By: Renda Garner


Growing up in America in a middle-class white household I always felt safe. I was so naïve and truly didn’t understand there were others that didn’t experience the same things I did daily: go to school and get educated; come home to a decent sized home where both of my parents were waiting; get help with my homework; eat dinner; go to sleep in my warm and clean bed—repeat the next day. Although my parents taught us about responsibility, hard-work, and respecting others, I was never truly put in a situation where I felt unsafe or needed to be brave.

Because of my sheltered upbringing, I always assumed safety was a natural human right. As I got older and realized this truly was not the reality for most, I felt a sense of guilt. Why did I deserve this picture perfect upbringing? Why are there others that don’t get the same thing? What can I do about this?


With great power comes great responsibility, right? Now that I had this realization, I felt a calling to do something with it. Remember, what looks like brave and safe space will not be the same for everyone. For myself, safety had always been my world, so my shift to brave space simply started with an awareness that there are others that were not as fortunate as myself. How could this be? Why is that fair? Again, what can I do about this? The empath in me then felt a responsibility, truly an obligation, to take care of and fight for those that could not.

My career choices then started to reflect my new brave space beliefs: counseling disabled students; the choice to always work in community colleges versus universities; directing a federally funded grant program that provided assistance to first-generation and low income students; universal course design—accessibility for all students in online courses; serving as a school board trustee in a low-socio economic school district; and now working for a faith-based non-profit that believes in building community amongst all people regardless of their beliefs, status, color, gender, or nationality.


It is likely that most that are reading this truly know and understand that this work can be very rewarding but more times than not, truly exhausting. I would imagine that like myself, many who do this work are highly empathetic people who want to take care of others and make a difference. Personally, the question I have to constantly ask myself is: How can I continue to be a true empath yet also take care of me? Where is that fine line between safe and unsafe?

In my work as a Missional Wisdom Foundation Launch & Lead leader, instructor, and coach I see so many wonderful people lose their focus and get burned out quickly. More times than not this is because they sacrifice their self-care in order to care for others. I too am so guilty of this; so guilty that I made up a word to remind myself that empathy is a two-way street. That when I’m giving empathy to others (putting the empathy out) that I need to make sure I am giving empathy to myself (bringing the empathy in)…in other words, “Mepathy”.

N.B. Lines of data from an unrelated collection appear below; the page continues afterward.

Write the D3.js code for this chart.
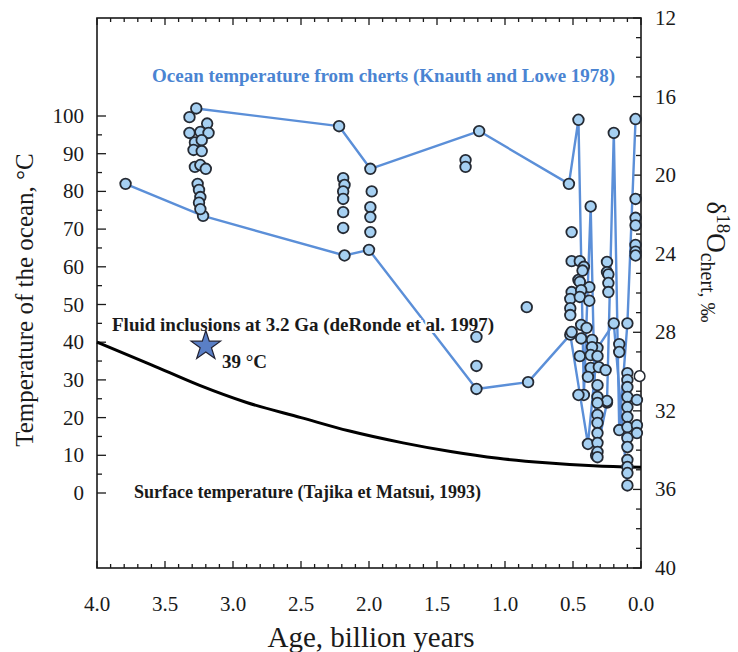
<!DOCTYPE html>
<html>
<head>
<meta charset="utf-8">
<script src="https://cdn.jsdelivr.net/npm/d3@7"></script>
<style>
  html, body { margin: 0; padding: 0; background: #fff; }
  svg { display: block; }
  text { font-family: "Liberation Serif", "Times New Roman", serif; }
</style>
</head>
<body>
<svg id="chart" width="738" height="652"></svg>
<script>
// Age axis (billion years), left temperature axis (°C), right δ18O axis (‰)
const ageTicks = [4.0, 3.5, 3.0, 2.5, 2.0, 1.5, 1.0, 0.5, 0.0];
const tempTicks = [0, 10, 20, 30, 40, 50, 60, 70, 80, 90, 100];
const deltaTicks = [12, 16, 20, 24, 28, 32, 36, 40];

// Connected chert series (age Ga, °C)
const upperLine = [[3.27, 102], [2.22, 97.3], [1.99, 86], [1.19, 96], [0.53, 82], [0.46, 99],
  [0.42, 26], [0.37, 76], [0.33, 10], [0.25, 24], [0.2, 95.5], [0.16, 16.7], [0.1, 45], [0.04, 99.2]];
const lowerLine = [[3.79, 82], [3.22, 73.5], [2.18, 63], [2.0, 64.5], [1.21, 27.6], [0.83, 29.4],
  [0.52, 42], [0.39, 13], [0.32, 38.5], [0.2, 45], [0.1, 2]];

// Individual chert measurements (age Ga, °C)
const archeanPoints = [[3.32, 99.7], [3.19, 98], [3.32, 95.5], [3.24, 95.8], [3.18, 95.5], [3.28, 93],
  [3.23, 93.6], [3.29, 91], [3.23, 90.7], [3.28, 86.5], [3.24, 87], [3.2, 86], [3.26, 82],
  [3.25, 80.4], [3.24, 78.5], [3.25, 77], [3.24, 75.3]];
const proterozoicPoints = [[2.19, 83.5], [2.18, 81.7], [2.19, 80], [2.19, 78], [2.19, 74.5], [2.19, 70.3],
  [1.98, 80], [1.99, 75.8], [1.99, 73.2], [1.99, 69.2], [1.29, 88.3], [1.29, 86.5],
  [0.84, 49.3], [1.21, 41.4], [1.21, 33.7]];
const phanerozoicPoints = [[0.51, 69.2], [0.51, 61.5], [0.45, 61.5], [0.42, 60], [0.46, 56.5],
  [0.25, 61.3], [0.25, 58.6], [0.04, 78], [0.04, 73], [0.04, 71], [0.04, 65.8], [0.04, 64], [0.04, 63],
  [0.43, 59], [0.24, 58], [0.45, 56], [0.38, 54.6], [0.24, 55.7], [0.24, 53.3], [0.51, 53.3],
  [0.44, 53.8], [0.52, 51.5], [0.45, 52], [0.38, 51], [0.52, 49], [0.52, 47.2], [0.51, 42.7],
  [0.44, 44.6], [0.4, 43.8], [0.44, 41], [0.36, 40.6], [0.36, 38.7], [0.16, 39.5],
  [0.16, 37.4], [0.45, 36.3], [0.37, 36.6], [0.32, 36.3], [0.37, 33.2], [0.31, 33.4], [0.26, 32.6],
  [0.39, 30.8], [0.1, 31.8], [0.32, 28.6], [0.1, 30], [0.1, 28.1], [0.46, 26], [0.32, 25.5],
  [0.25, 24.4], [0.1, 25.5], [0.03, 24.7], [0.32, 23.9], [0.32, 20.7], [0.1, 22.8], [0.1, 20.2],
  [0.32, 18.6], [0.1, 17.5], [0.03, 18], [0.03, 15.9], [0.32, 15.9], [0.1, 14.6],
  [0.32, 13.3], [0.1, 12.2], [0.32, 10.9], [0.32, 9.5], [0.1, 8.8], [0.1, 6.9], [0.1, 5.3]];
const openPoints = [[0.01, 31]];

// Modelled surface temperature (age Ga, °C)
const surfaceAge = [4.0, 3.6, 3.25, 2.9, 2.5, 2.15, 1.75, 1.4, 1.05, 0.7, 0.35, 0.0];
const surfaceTemp = [40, 34, 28.6, 24, 20, 16.5, 13.3, 11, 9.2, 8, 7.2, 6.8];

// Fluid inclusion estimate
const inclusionAge = 3.2;
const inclusionTemp = 39;

const svg = d3.select("#chart");
const plotL = 97, plotR = 641, plotT = 18, plotB = 568;

const x = d3.scaleLinear().domain([4, 0]).range([plotL, plotR]);
const y = d3.scaleLinear().domain([0, 100]).range([493, 116]);
const yR = d3.scaleLinear().domain([12, 40]).range([plotT, plotB]);

const blue = "#5b8fd8";
const ink = "#1a1a1a";

// Frame
svg.append("rect").attr("x", plotL).attr("y", plotT)
  .attr("width", plotR - plotL).attr("height", plotB - plotT)
  .attr("fill", "none").attr("stroke", ink).attr("stroke-width", 1.6);

// Inward ticks
const tickG = svg.append("g").attr("stroke", ink).attr("stroke-width", 1.3);
d3.range(0, 41).forEach(i => {
  const a = 4 - i * 0.1;
  const len = i % 5 === 0 ? 7 : 4;
  tickG.append("line").attr("x1", x(a)).attr("x2", x(a)).attr("y1", plotB).attr("y2", plotB - len);
  tickG.append("line").attr("x1", x(a)).attr("x2", x(a)).attr("y1", plotT).attr("y2", plotT + len);
});
d3.range(0, 101, 5).forEach(t => {
  const len = t % 10 === 0 ? 9 : 5;
  tickG.append("line").attr("x1", plotL).attr("x2", plotL + len).attr("y1", y(t)).attr("y2", y(t));
});
d3.range(12, 41).forEach(d => {
  const len = d % 4 === 0 ? 8 : 5;
  tickG.append("line").attr("x1", plotR).attr("x2", plotR - len).attr("y1", yR(d)).attr("y2", yR(d));
});

// Tick labels
svg.append("g").selectAll("text").data(ageTicks).join("text")
  .attr("x", d => x(d)).attr("y", 611).attr("text-anchor", "middle")
  .attr("font-size", 21).attr("fill", ink).text(d => d.toFixed(1));
svg.append("g").selectAll("text").data(tempTicks).join("text")
  .attr("x", 84).attr("y", d => y(d) + 7).attr("text-anchor", "end")
  .attr("font-size", 21).attr("fill", ink).text(d => d);
svg.append("g").selectAll("text").data(deltaTicks).join("text")
  .attr("x", 655).attr("y", d => yR(d) + 7).attr("text-anchor", "start")
  .attr("font-size", 21).attr("fill", ink).text(d => d);

// Axis titles
svg.append("text").attr("transform", "translate(33,300) rotate(-90)")
  .attr("text-anchor", "middle").attr("font-size", 25).attr("fill", ink)
  .text("Temperature of the ocean, °C");
svg.append("text").attr("x", 371).attr("y", 647).attr("text-anchor", "middle")
  .attr("font-size", 29).attr("fill", ink).text("Age, billion years");
const rt = svg.append("text").attr("transform", "translate(707,262) rotate(90)")
  .attr("text-anchor", "middle").attr("font-size", 27).attr("fill", ink);
rt.append("tspan").text("δ");
rt.append("tspan").attr("font-size", 19).attr("dy", -10).text("18");
rt.append("tspan").attr("dy", 10).text("O");
rt.append("tspan").attr("font-size", 20).attr("dy", 6).text("chert");
rt.append("tspan").attr("font-size", 20).text(", ‰");

// Surface temperature curve
const curve = surfaceAge.map((a, i) => [a, surfaceTemp[i]]);
svg.append("path").datum(curve)
  .attr("d", d3.line().x(d => x(d[0])).y(d => y(d[1])).curve(d3.curveMonotoneX))
  .attr("fill", "none").attr("stroke", "#000").attr("stroke-width", 3);

// Chert series lines
const line = d3.line().x(d => x(d[0])).y(d => y(d[1]));
[upperLine, lowerLine].forEach(s => {
  svg.append("path").datum(s).attr("d", line)
    .attr("fill", "none").attr("stroke", blue).attr("stroke-width", 2.4)
    .attr("stroke-linejoin", "round");
});

// Annotation labels (white halo over the lines)
function label(txt, px, py, color, size) {
  return svg.append("text").attr("x", px).attr("y", py)
    .attr("font-size", size).attr("font-weight", "bold").attr("fill", color)
    .attr("stroke", "#fff").attr("stroke-width", 4).attr("paint-order", "stroke")
    .text(txt);
}
label("Ocean temperature from cherts (Knauth and Lowe 1978)", 152, 82, "#4a84d2", 19);
label("Fluid inclusions at 3.2 Ga (deRonde et al. 1997)", 112, 331, ink, 19);
label("Surface temperature (Tajika et Matsui, 1993)", 134, 498, ink, 18);
label(inclusionTemp + " °C", 222, 368, ink, 19);

// Chert measurement points
const allPts = upperLine.concat(lowerLine, archeanPoints, proterozoicPoints, phanerozoicPoints);
svg.append("g").selectAll("circle").data(allPts).join("circle")
  .attr("cx", d => x(d[0])).attr("cy", d => y(d[1])).attr("r", 5.3)
  .attr("fill", "#a6d0f2").attr("stroke", "#252a33").attr("stroke-width", 1.8);
svg.append("g").selectAll("circle").data(openPoints).join("circle")
  .attr("cx", d => x(d[0])).attr("cy", d => y(d[1])).attr("r", 5.3)
  .attr("fill", "#fff").attr("stroke", "#252a33").attr("stroke-width", 1.5);

// Fluid inclusion star
svg.append("path")
  .attr("d", d3.symbol().type(d3.symbolStar).size(270)())
  .attr("transform", `translate(${x(inclusionAge)},${y(inclusionTemp)})`)
  .attr("fill", "#5a7fc6").attr("stroke", "#223").attr("stroke-width", 1.2);
</script>
</body>
</html>
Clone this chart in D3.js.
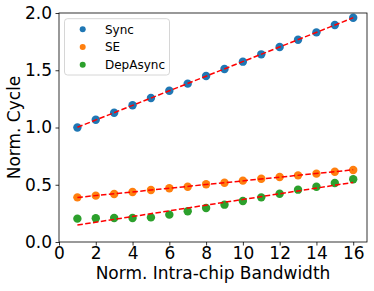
<!DOCTYPE html>
<html><head><meta charset="utf-8">
<script src="https://cdn.jsdelivr.net/npm/d3@7"></script>
<style>body{margin:0;background:#fff}svg{display:block}text{font-family:"DejaVu Sans",sans-serif}</style>
</head><body><svg id="c" width="374" height="291"></svg>
<script>
const bandwidth = [1,2,3,4,5,6,7,8,9,10,11,12,13,14,15,16];
const syncVals = [1.000,1.068,1.129,1.194,1.258,1.321,1.383,1.450,1.511,1.575,1.639,1.703,1.767,1.831,1.895,1.959];
const seVals = [0.390,0.405,0.419,0.437,0.454,0.469,0.483,0.504,0.518,0.536,0.553,0.568,0.582,0.597,0.614,0.629];
const depAsyncVals = [0.204,0.207,0.210,0.210,0.215,0.239,0.268,0.297,0.326,0.358,0.390,0.422,0.457,0.483,0.515,0.548];
const seriesNames = ["Sync","SE","DepAsync"];
const seriesColors = ["#1f77b4","#ff7f0e","#2ca02c"];
const xTicks = [0,2,4,6,8,10,12,14,16];
const yTicks = [0.0,0.5,1.0,1.5,2.0];
const xLabel = "Norm. Intra-chip Bandwidth";
const yLabel = "Norm. Cycle";

const series = [syncVals, seVals, depAsyncVals].map((v,i)=>({name:seriesNames[i], color:seriesColors[i], values:v}));

const svg = d3.select("#c");
const L=59, R=367, T=13, B=242;
const x = d3.scaleLinear().domain([0,16.75]).range([L,R]);
const y = d3.scaleLinear().domain([0,2]).range([B,T]);

function fit(xs, ys){
  const n=xs.length, mx=d3.mean(xs), my=d3.mean(ys);
  let sxy=0,sxx=0;
  for(let i=0;i<n;i++){sxy+=(xs[i]-mx)*(ys[i]-my);sxx+=(xs[i]-mx)**2;}
  const b=sxy/sxx, a=my-b*mx;
  return t=>a+b*t;
}

const g = svg.append("g");
series.forEach(s=>{
  g.selectAll(null).data(s.values).enter().append("circle")
    .attr("cx",(d,i)=>x(bandwidth[i])).attr("cy",d=>y(d)).attr("r",4.2)
    .attr("fill",s.color);
});
series.forEach(s=>{
  const f = fit(bandwidth, s.values);
  const x0=d3.min(bandwidth), x1=d3.max(bandwidth);
  g.append("path").attr("d", d3.line()([[x(x0),y(f(x0))],[x(x1),y(f(x1))]]))
    .attr("stroke","#ff0000").attr("stroke-width",1.5).attr("stroke-dasharray","5.5,2.4").attr("fill","none");
});

// axes
const xa = svg.append("g").attr("transform",`translate(0,${B})`)
  .call(d3.axisBottom(x).tickValues(xTicks).tickFormat(d3.format("d")).tickSize(3.5).tickPadding(3.5));
const ya = svg.append("g").attr("transform",`translate(${L},0)`)
  .call(d3.axisLeft(y).tickValues(yTicks).tickFormat(d3.format(".1f")).tickSize(3.5).tickPadding(3.5));
[xa,ya].forEach(a=>{
  a.select(".domain").remove();
  a.selectAll("line").attr("stroke","#000").attr("stroke-width",0.8);
  a.selectAll("text").attr("font-size",17).attr("fill","#000").attr("font-family","DejaVu Sans");
});
xa.selectAll("text").attr("y",16.5).attr("dy",null);
svg.append("rect").attr("x",L).attr("y",T).attr("width",R-L).attr("height",B-T)
  .attr("fill","none").attr("stroke","#000").attr("stroke-width",0.8);

svg.append("text").attr("x",(L+R)/2).attr("y",279).attr("text-anchor","middle")
  .attr("font-size",17).text(xLabel);
svg.append("text").attr("transform",`translate(19.5,${(T+B)/2}) rotate(-90)`).attr("text-anchor","middle")
  .attr("font-size",17).text(yLabel);

// legend
const lg = svg.append("g");
lg.append("rect").attr("x",64.5).attr("y",18.7).attr("width",105).attr("height",56.3).attr("rx",3)
  .attr("fill","#fff").attr("fill-opacity",0.8).attr("stroke","#ccc").attr("stroke-width",0.8);
series.forEach((s,i)=>{
  const yy = 29.3 + i*17.7;
  lg.append("circle").attr("cx",82.7).attr("cy",yy).attr("r",3).attr("fill",s.color);
  lg.append("text").attr("x",105).attr("y",yy).attr("dy","0.35em").attr("font-size",12).text(s.name);
});
</script></body></html>
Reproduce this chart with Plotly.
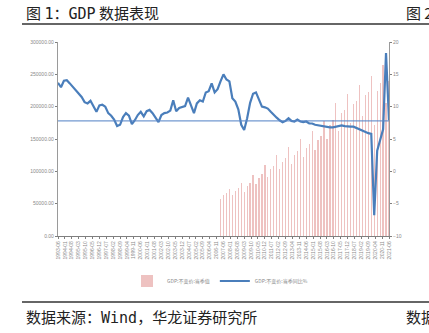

As we continue in this work, there will likely be times that we need to ask ourselves: “if we’re not taking care of ourselves and providing ourselves a safe space, how can we possibly assist with providing that safe space for others?” We’ve all heard it, “If the plane is going down, make sure you give yourself the oxygen mask first before providing assistance to another person.” You must give yourself life before giving it to others. For me, this is where my brave and safe spaces come together.


Taking care of myself is my safe space…sometimes getting to that space means I need to be brave enough to know when I need to say, “no.”

Throughout my life I was known as the empathetic, soft-hearted, people-pleasing peacemaker. Some might argue this naturally happened as a result of my middle-child birth order, or, perhaps, it was early life situations that naturally encouraged and supported this label. Regardless of the reasons, a label is exactly what it became.

Carrying this burdensome label early on sometimes kept me from taking chances or standing up for myself. As I grew, matured, and became more aware, I began to stand up for myself. The response that I received from others caused me much guilt (because this was not the behavior they expected from me) and frustration (because my inner people-pleaser was at odds with my need to stand up for myself). This change in my reaction was often not easily accepted by others; because of what they had grown to expect from me. Anything except empathy came across as argumentative, emotional, or erratic.

I could easily spend an exorbitant amount of time discussing how unfair this label is (because others get to speak up and fight and no one blinks an eye), but recently I have concluded that this is not a place where I want to exert my time and/or energy. The truth be told, I love this label…this is who I am and who I want to continue to be. So, I care for myself so that I can continue to bravely care for others.